Friends of Garrison Storm Bowman say the man who pointed the finger at the 66-year-old carpenter in the Aug. 15 slayings of a Virginia family was an angry landlord who wanted Bowman's mobile home and had ordered him to move out weeks before Bowman left Rockingham County for Canada.

Officers from North Carolina and Virginia are scheduled to fly to Canada today to interview Bowman, who is scheduled for an immigration hearing Friday.The landlord, Gary Lemons, was furious because Bowman deeded his 1968 mobile home to a friend in Michigan instead of leaving it for Lemons when Bowman left Rockingham County in August, said two longtime friends of Bowman's.

A woman who identified herself only as a relative and spokesman for Gary Lemons, said he denies the accusations, but said law officers had ordered him not to discuss the case with anyone.

Stoneville contractor John Beasley said Bowman told him two or three weeks before leaving for Canada that he had been ordered off the property by Lemons and had to find a place to put the mobile home until his friend could come and get it.
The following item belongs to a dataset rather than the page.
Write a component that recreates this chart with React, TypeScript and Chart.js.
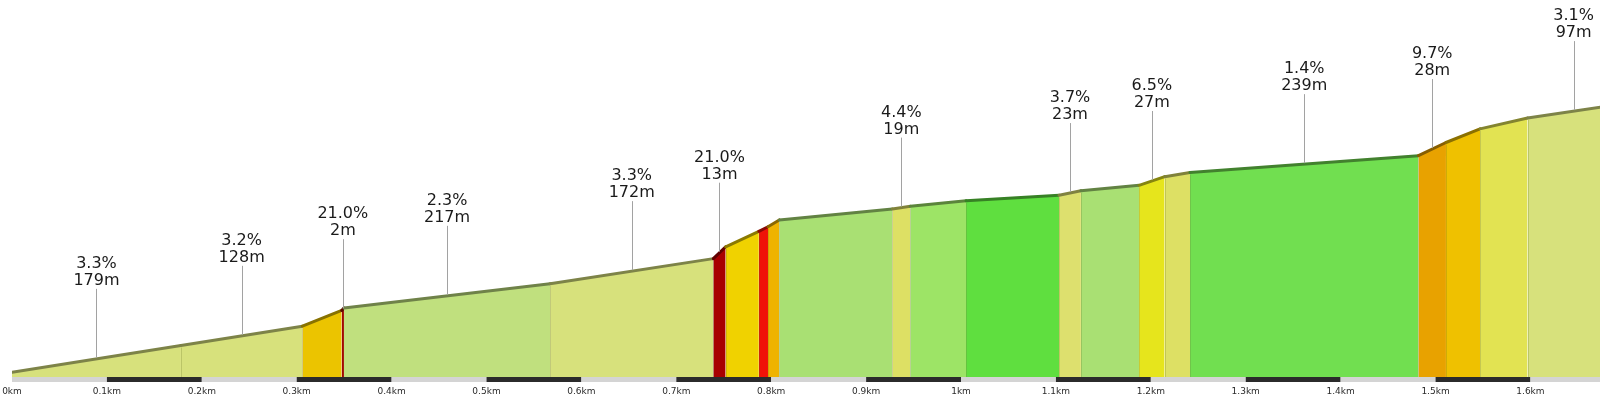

``He told me that Gary Lemons was upset with him for not getting the mobile home for himself,' said Beasley, who has known Bowman for about 15 years.

Beasley said he gave permission for Bowman to leave the mobile home on his property in Stoneville.

``The landlord had him over a barrel,' said Loree Martin Butler, the Michigan woman to whom Bowman transferred the mobile home's title last year. She said she was waiting to pick it up until she found a site for it in Romulus, Mich.

Rockingham County does not allow mobile homes built before 1976 to be moved and set up again within the county, according to the county planning department. That's why Bowman gave it to a friend out of state, Butler said. His only option for keeping the $15,000 mobile home in Rockingham County would have been to leave it hooked up on Lemons' property, Butler said.

``Gary would have had to give it to him for whatever price he wanted to pay for it,' Butler said.

Instead, Bowman had an Eden company move the mobile home to Beasley's property, where he could leave it legally as long as it wasn't hooked up.

It was Lemons who called authorities Aug. 18 and told them that Bowman suddenly had gone to Canada, leaving behind maps of Henry County, Va., on which the location of the Bassett home of Michael and Mary Short had been marked.

Three days earlier, authorities had found the Shorts shot to death in their house, and launched a two-state search for their missing 9-year-old daughter, Jennifer. The girl's remains were found Sept. 25 in a wooded area near Stoneville, about 30 miles south of the Short home and about a mile from where Bowman ultimately left his mobile home. She had been shot in the head.

Lemons told authorities that Bowman said he might have to kill a Virginia man who failed to move Bowman's mobile home after being paid to do so. Michael Short operated a mobile home-moving business.

Lemons said he saw Bowman with a pistol in his hand on the day of the shootings, and also saw Bowman building a false bottom in his 2001 Ford van.

But Loree Butler, Bowman's friend in Michigan, said Bowman visited her on Aug. 17, on his way to Canada, and she spent the day with him driving around in his van.

``There was no false bottom in that van,' Butler said.

Both Butler and Beasley said that Bowman's move to Canada had been planned for a long time; Butler said Bowman had visited Canada in each of the past two years, each time stopping to see her in Michigan.

Butler said she noticed nothing unusual about Bowman on this trip.

``He wasn't nervous. He was the same old Gary as always,' said Butler, who described Bowman as quiet and gentle-natured. She said he was an avid environmentalist who was so old-fashioned he used a rotary-dial telephone.

``He's what I'd classify as a good old country boy. He'll pitch-in in a heartbeat if someone needs something. I've seen people bring back equipment to him broken, or he'll have to go and get it, and he always turns the other cheek.'

She's often left her own 9-year-old son alone with Bowman, Butler said. ``He'd get out the hammer and nails, fool around building things. He's a good influence on my son. He's like the brother I never had.'

In Canada, Bowman contacted the Royal Canadian Mounted Police and then the FBI, once friends told him his name had come up in the Short case, said both Butler and Beasley. Rockingham County Sheriff Sam Page confirmed Wednesday that Bowman was questioned by FBI agents several weeks ago in the case.

Rockingham County authorities searched Bowman's rental house in Mayodan shortly after getting the call from Lemons. Court records indicated they removed maps with general markings in Virginia, and other items from the house. They also asked for Bowman's telephone records from Sprint.

A copy of Bowman's Sprint bill covering the period July 22-Aug. 21, acquired by the News & Record, shows calls to Pennsylvania, Michigan, New Jersey and British Columbia, but no calls to Bassett, or anywhere else in Virginia.

``Gary has nothing to hide,' Butler said.

Bowman, whom authorities are careful to describe as a witness, not a suspect, in the case, is being held on immigration violations by Canadian police in Yellowknife, a town of 18,000 in the remote Northwest Territories.